Talk Like a Bahamian: Island Terms and Phrases
Posted by: Nassau Paradise Island on July 8, 2015
English is spoken everywhere in The Bahamas, but when you travel here, you’ll notice right away that locals speak with a pleasing Island dialect. You certainly won’t need to bring your Rosetta Stone to Nassau Paradise Island in order to communicate, but it’s fun to brush up on a bit of the local language before you visit!
While British English is the first language of The Bahamas, you’ll also hear accents influenced by various African languages and Haitian Creole. With a rich history and blend of different cultures, The Bahamas enjoys a dialect that’s truly unique to this part of the world.
Here are some commonly used terms and phrases that you might encounter in The Bahamas.
What da wybe is?: This is a popular greeting used primarily among younger Bahamians that means “What’s up?” or “What’s going on?” However, if you hear reference to someone “wybin’”, they’re having a disagreement or argument, and a “wybe” is a problem or bad situation.
Een nothin’: A common reply to “what da wybe is?”, this means “nothing much!”

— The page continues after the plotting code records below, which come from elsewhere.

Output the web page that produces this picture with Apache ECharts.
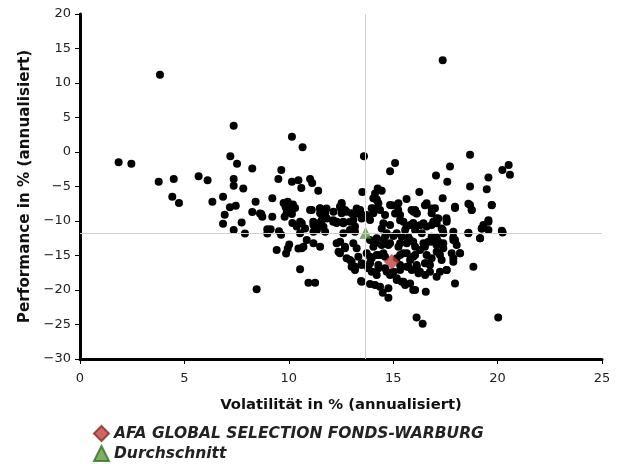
<!DOCTYPE html>
<html><head><meta charset="utf-8">
<script src="https://cdn.jsdelivr.net/npm/echarts@6/dist/echarts.min.js"></script>
<style>html,body{margin:0;padding:0;background:#fff}#c{width:623px;height:464px}</style>
</head><body><div id="c"></div>
<script>
var xTicks = [0, 5, 10, 15, 20, 25];
var yTicks = [-30, -25, -20, -15, -10, -5, 0, 5, 10, 15, 20];
var xAxisName = 'Volatilität in % (annualisiert)';
var yAxisName = 'Performance in % (annualisiert)';
var fundName = 'AFA GLOBAL SELECTION FONDS-WARBURG';
var avgName = 'Durchschnitt';
var fundPoint = [14.93, -15.9];
var avgPoint = [13.68, -11.75];
var peerPoints = [
[1.85,-1.5],[2.46,-1.7],[3.83,11.2],[3.77,-4.3],[4.49,-3.9],[4.42,-6.5],[4.74,-7.4],[5.68,-3.5],[6.11,-4.1],[6.34,-7.2],
[6.85,-6.5],[6.93,-9.1],[6.85,-10.4],[7.36,3.8],[7.2,-0.6],[7.52,-1.7],[7.36,-3.9],[7.36,-4.9],[7.82,-5.3],[7.18,-8.0],
[7.46,-7.8],[7.74,-10.2],[7.36,-11.3],[7.9,-11.8],[8.25,-2.4],[8.41,-7.2],[8.25,-8.7],[8.68,-9.0],[8.73,-9.4],[9.21,-6.7],
[9.21,-9.4],[8.97,-11.2],[9.13,-11.2],[8.97,-11.8],[9.53,-11.5],[9.63,-12.0],[9.42,-14.2],[9.87,-14.7],[9.95,-14.0],[10.02,-13.4],
[9.5,-3.9],[9.64,-2.6],[10.15,2.2],[10.66,0.7],[10.15,-4.3],[10.46,-4.1],[10.6,-5.2],[11.02,-3.9],[11.12,-4.5],[11.41,-5.6],
[8.46,-19.9],[10.54,-17.0],[10.94,-18.94],[11.26,-18.94],[10.46,-14.0],[10.17,-10.3],[10.38,-10.8],
[9.75,-7.4],[9.95,-7.2],[10.2,-7.6],[9.85,-8.0],[10.05,-8.3],[10.3,-8.1],[9.9,-8.8],[10.15,-9.0],[9.8,-9.4],
[8.62,-8.9],[13.6,-0.6],[13.52,-5.8],[11.02,-8.4],[11.49,-8.2],[11.81,-8.2],[11.57,-8.9],[12.53,-7.4],[12.53,-8.4],[12.69,-8.4],
[13.25,-8.2],[13.4,-8.4],[13.25,-8.9],
[15.09,-1.6],[14.85,-2.8],[17.05,-3.4],[14.26,-5.3],[14.45,-5.6],[14.13,-6.0],[14.05,-6.7],[14.21,-6.9],[16.25,-5.8],[15.64,-6.8],
[14.05,-8.2],[14.93,-7.7],[15.16,-7.7],[15.24,-8.4],[15.09,-8.9],[15.88,-8.4],[16.04,-8.6],[16.12,-8.9],[16.52,-7.7],[16.84,-8.2],
[17.08,-9.6],
[18.68,-0.4],[17.72,-2.1],[17.59,-4.3],[18.68,-5.0],[19.56,-3.7],[19.48,-5.4],[20.23,-2.6],[20.53,-1.9],[20.59,-3.3],[17.37,-6.7],
[17.96,-8.1],[18.6,-7.5],[18.76,-8.4],[19.72,-7.7],[17.55,-9.6],[19.56,-9.9],[17.37,13.3],
[19.24,-11.1],[19.16,-12.5],[20.2,-11.4],[18.6,-11.7],[17.88,-12.4],[17.37,-11.3],[17.08,-12.4],[16.6,-10.8],[16.92,-10.1],[16.28,-10.6],
[15.33,-9.9],[15.64,-10.8],[15.96,-10.3],[12.13,-9.9],[12.29,-10.3],[10.54,-10.1],[11.17,-10.1],[11.33,-11.3],[12.61,-10.1],[12.93,-10.1],
[13.17,-10.8],[13.41,-8.9],
[12.53,-7.68],[14.29,-7.44],[14.85,-7.68],[15.25,-7.44],[16.05,-8.41],[16.6,-7.44],[17.0,-8.17],[17.96,-7.93],[18.68,-7.68],[19.72,-7.68],[14.21,-6.96],
[11.1,-8.41],[11.5,-8.17],[11.74,-8.89],[12.14,-8.65],[12.53,-8.89],[12.77,-8.65],[13.33,-8.89],[13.73,-9.13],[14.05,-8.89],[14.37,-8.41],
[14.61,-9.13],[15.17,-8.89],[15.33,-9.13],[15.97,-8.65],[16.13,-8.89],[16.84,-8.89],[17.16,-9.62],[17.56,-9.86],[18.76,-8.41],[19.32,-10.58],[19.56,-10.1],
[10.62,-10.34],[11.18,-10.58],[11.42,-10.34],[11.58,-9.86],[11.82,-9.62],[12.3,-10.1],[12.61,-10.34],[13.09,-9.86],[13.49,-9.62],[13.89,-9.86],
[14.53,-10.34],[14.85,-10.58],[15.49,-10.1],[15.81,-10.58],[16.45,-10.34],[16.84,-10.58],[17.08,-10.34],[17.32,-11.07],[17.56,-10.1],
[10.54,-11.79],[10.78,-11.07],[11.34,-11.31],[11.74,-11.55],[12.61,-11.79],[12.93,-11.31],[13.17,-11.55],[14.45,-11.07],[14.69,-11.79],[15.17,-11.79],
[15.57,-11.31],[16.05,-11.31],[16.37,-11.79],[16.84,-12.27],[17.4,-11.79],[17.88,-11.55],[18.6,-11.79],[19.24,-11.07],[19.56,-11.31],[20.24,-11.65],
[10.86,-12.76],[11.18,-13.24],[10.62,-13.96],[11.5,-13.72],[12.46,-13.0],[12.69,-13.72],[13.09,-13.24],[13.25,-13.96],[13.89,-12.76],[14.13,-13.24],
[14.53,-12.76],[14.77,-13.48],[15.33,-13.24],[15.81,-12.76],[16.05,-13.72],[16.45,-13.24],[16.84,-13.0],[17.16,-13.0],[17.4,-13.24],[17.88,-12.76],
[18.04,-13.48],[19.16,-12.51],
[12.38,-14.45],[12.77,-15.41],[13.01,-15.9],[13.33,-15.17],[13.73,-14.69],[13.97,-15.41],[14.37,-14.93],[14.61,-15.17],[15.17,-15.41],[15.49,-14.69],
[15.81,-15.65],[16.05,-14.93],[16.6,-14.93],[17.08,-14.45],[17.32,-15.65],[17.88,-15.41],[18.2,-14.69],[16.6,-16.14],
[13.01,-16.62],[13.17,-17.1],[13.49,-16.38],[13.81,-16.86],[13.97,-17.35],[14.29,-16.86],[14.69,-17.35],[15.01,-17.35],[15.33,-17.1],[15.65,-16.62],
[15.89,-17.1],[16.21,-17.59],[16.53,-17.83],[16.76,-16.38],[17.24,-17.35],[17.56,-17.1],[18.84,-16.62],[16.13,-16.62],
[13.46,-18.7],[13.89,-19.13],[14.37,-19.52],[14.77,-19.76],[14.5,-20.39],[14.77,-21.11],[15.17,-18.55],[15.57,-19.28],[16.05,-20.0],[16.56,-20.24],
[17.96,-19.04],[15.41,-18.79],
[16.12,-24.0],[16.41,-24.9],[20.03,-24.0],
[14.21,-12.51],[14.61,-12.27],[15.01,-12.18],[15.41,-12.27],[15.73,-12.37],[14.05,-13.72],[14.45,-13.48],[14.85,-13.24],[15.25,-13.72],[15.65,-13.24],
[15.96,-13.0],[14.21,-14.93],[14.53,-14.69],[15.33,-14.93],[15.65,-14.69],[15.96,-15.17],[13.89,-16.14],[14.29,-16.38],[14.61,-16.86],[15.33,-16.38],
[15.73,-16.62],[16.12,-16.38],[14.21,-17.83],[14.85,-17.83],[15.17,-18.31],[15.49,-18.79],[15.81,-19.04],[15.96,-20.0],[16.28,-14.2],[16.52,-13.72],
[16.68,-13.0],[16.92,-12.51],[17.08,-13.48],[17.4,-13.96],[17.24,-14.93],[16.84,-15.41],[16.52,-16.14],[16.28,-17.35],[16.76,-17.35],[17.08,-18.07],
[17.56,-17.1],[17.8,-14.69],[17.96,-12.76],[17.88,-15.9],[18.2,-14.69],
[12.29,-13.24],[12.45,-14.69],[12.69,-13.96],[12.93,-15.65],[13.17,-16.62],[13.49,-16.14],[13.89,-15.17],[13.49,-18.79],[14.13,-19.28],
[11.5,-8.89],[12.45,-7.93],[13.01,-8.89],[13.41,-8.41],[13.97,-8.17],[11.66,-10.82],[12.13,-10.1],[11.18,-11.55],[10.7,-13.72]
];

var chart = echarts.init(document.getElementById('c'));
var font = '"DejaVu Sans", "Liberation Sans", Arial, sans-serif';
var legendText = {fontFamily: font, fontSize: 15.5, fontWeight: 'bold', fontStyle: 'italic', color: '#222'};
chart.setOption({
  animation: false,
  textStyle: {fontFamily: font},
  grid: {left: 80, right: 21, top: 14, bottom: 105, containLabel: false},
  xAxis: {
    type: 'value', min: 0, max: 25, interval: 5,
    name: xAxisName, nameLocation: 'middle', nameGap: 39,
    nameTextStyle: {fontFamily: font, fontSize: 14.8, fontWeight: 'bold', color: '#111'},
    axisLine: {onZero: false, lineStyle: {color: '#000', width: 3}},
    axisTick: {show: true, length: 5, lineStyle: {color: '#000', width: 1}},
    axisLabel: {fontFamily: font, fontSize: 13, color: '#222', margin: 13},
    splitLine: {show: false}
  },
  yAxis: {
    type: 'value', min: -30, max: 20, interval: 5,
    name: yAxisName, nameLocation: 'middle', nameGap: 44, nameRotate: 90,
    nameTextStyle: {fontFamily: font, fontSize: 15.2, fontWeight: 'bold', color: '#111'},
    axisLine: {onZero: false, lineStyle: {color: '#000', width: 3}},
    axisTick: {show: true, length: 5, lineStyle: {color: '#000', width: 1}},
    axisLabel: {fontFamily: font, fontSize: 13, color: '#222', margin: 9,
      formatter: function (v) { return String(v).replace('-', '\u2212'); }},
    splitLine: {show: false}
  },
  legend: [
    {
      left: 91, top: 423, padding: 2, itemWidth: 15, itemHeight: 15, itemGap: 4,
      data: [{name: fundName, icon: 'diamond'}], textStyle: legendText
    },
    {
      left: 91, top: 443, padding: 2, itemWidth: 15, itemHeight: 15, itemGap: 4,
      data: [{name: avgName, icon: 'triangle'}], textStyle: legendText
    }
  ],
  series: [
    {
      name: 'lines', type: 'scatter', data: [], z: 1, silent: true,
      markLine: {
        silent: true, symbol: ['none', 'none'], animation: false,
        label: {show: false},
        lineStyle: {color: '#d0d0d0', width: 1, type: 'solid'},
        data: [{xAxis: avgPoint[0]}, {yAxis: avgPoint[1]}]
      }
    },
    {
      name: 'peers', type: 'scatter', data: peerPoints, z: 2,
      symbol: 'circle', symbolSize: 8,
      itemStyle: {color: '#000', opacity: 1}
    },
    {
      name: avgName, type: 'scatter', data: [avgPoint], z: 3,
      symbol: 'triangle', symbolSize: 11,
      itemStyle: {color: '#5a9e3a', borderColor: '#3b6e25', borderWidth: 0.5}
    },
    {
      name: fundName, type: 'scatter', data: [fundPoint], z: 4,
      symbol: 'diamond', symbolSize: 15,
      itemStyle: {color: '#c0413c', borderColor: '#8a2a26', borderWidth: 0.5}
    }
  ]
});
</script>
</body></html>
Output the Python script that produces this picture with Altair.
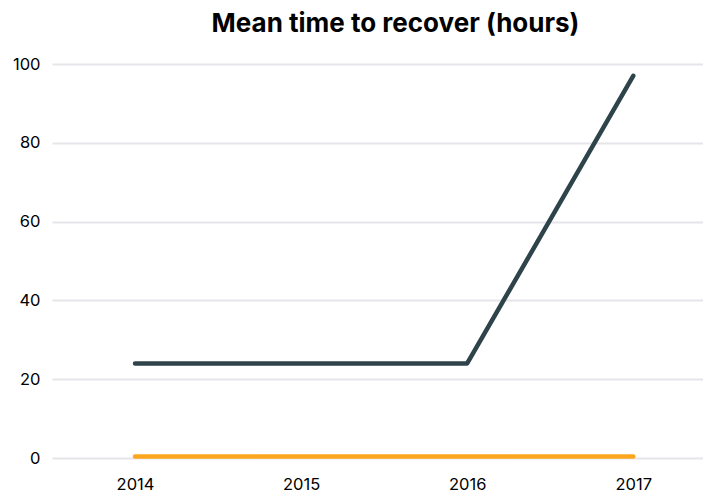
import altair as alt
import pandas as pd

years = [2014, 2015, 2016, 2017]
low_performers = [24, 24, 24, 97]
high_performers = [0.4, 0.4, 0.4, 0.4]
series_names = ["Low performers", "High performers"]
series_colors = ["#2e434a", "#fca61f"]

rows = []
for name, vals in zip(series_names, [low_performers, high_performers]):
    for y, v in zip(years, vals):
        rows.append({"year": y, "value": v, "series": name})
df = pd.DataFrame(rows)

font = "Inter"

chart = alt.Chart(df).mark_line(strokeWidth=4.5, strokeCap="round", strokeJoin="round").encode(
    x=alt.X("year:Q", scale=alt.Scale(domain=[2013.5, 2017.42], nice=False, zero=False),
            axis=alt.Axis(values=years, format="d", title=None, grid=False, domain=False,
                          ticks=False, labelFontSize=16.5, labelFont=font, labelColor="#000",
                          labelPadding=18)),
    y=alt.Y("value:Q", scale=alt.Scale(domain=[0, 100], nice=False),
            axis=alt.Axis(values=[0, 20, 40, 60, 80, 100], title=None, domain=False, ticks=False,
                          labelFontSize=16.5, labelFont=font, labelColor="#000", labelPadding=12,
                          gridColor="#e6e6ea", gridWidth=2)),
    color=alt.Color("series:N", scale=alt.Scale(domain=series_names, range=series_colors), legend=None),
).properties(
    width=651,
    height=394,
    title=alt.TitleParams("Mean time to recover (hours)", fontSize=26, font=font, fontWeight="bold",
                          color="#000", anchor="middle", offset=19, dx=18),
    autosize=alt.AutoSizeParams(type="none"),
    padding={"left": 44, "top": 56, "right": 0, "bottom": 36},
).configure_view(stroke=None)

chart.save("out.html", embed_options={"renderer": "svg", "actions": False})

Switcha: If it’s a hot day and someone offers you a glass of switcha, don’t refuse! “Switcha” is the Bahamian word for lemonade. In The Bahamas, it’s commonly made with limes instead of lemons. Either way, it’ll be delicious and refreshing!
Well Mudda Sick!: Bahamians use this phrase to express surprise or excitement, similar to saying “you’re kidding!” Often it’s also shortened to “Mudda Sick!”
Dem: This is a word Bahamians may use to refer to a group of people. For example, if you hear “David’s eating at the Fish Fry with Johnny dem”, it would mean David’s eating with Johnny and others.
Jitney: Hop on the jitney to get from one part of the island to another – “jitney” is the slang term for the bus. You can ask the driver to let you off the jitney at any time. The public jitney costs $1.25 for adults and $1 for children. Don’t look for a bus timetable – they run every few minutes from 6:00 a.m. to 6:30 p.m., but there’s no set schedule.
Jam up: If the restaurant is “jam up” you might not get a seat! This is a Bahamian slang term for crowded or full.
Potcake: A potcake isn’t an after-dinner treat, as you might expect, but rather a stray dog. Potcakes are generally mixed breeds and got their nickname from being fed leftovers or scraps from the cooking pot at the end of a meal.
Tings: “Tings” means “things”, “tanks” means “thanks” – in Bahamian dialect, the “h” often gets dropped.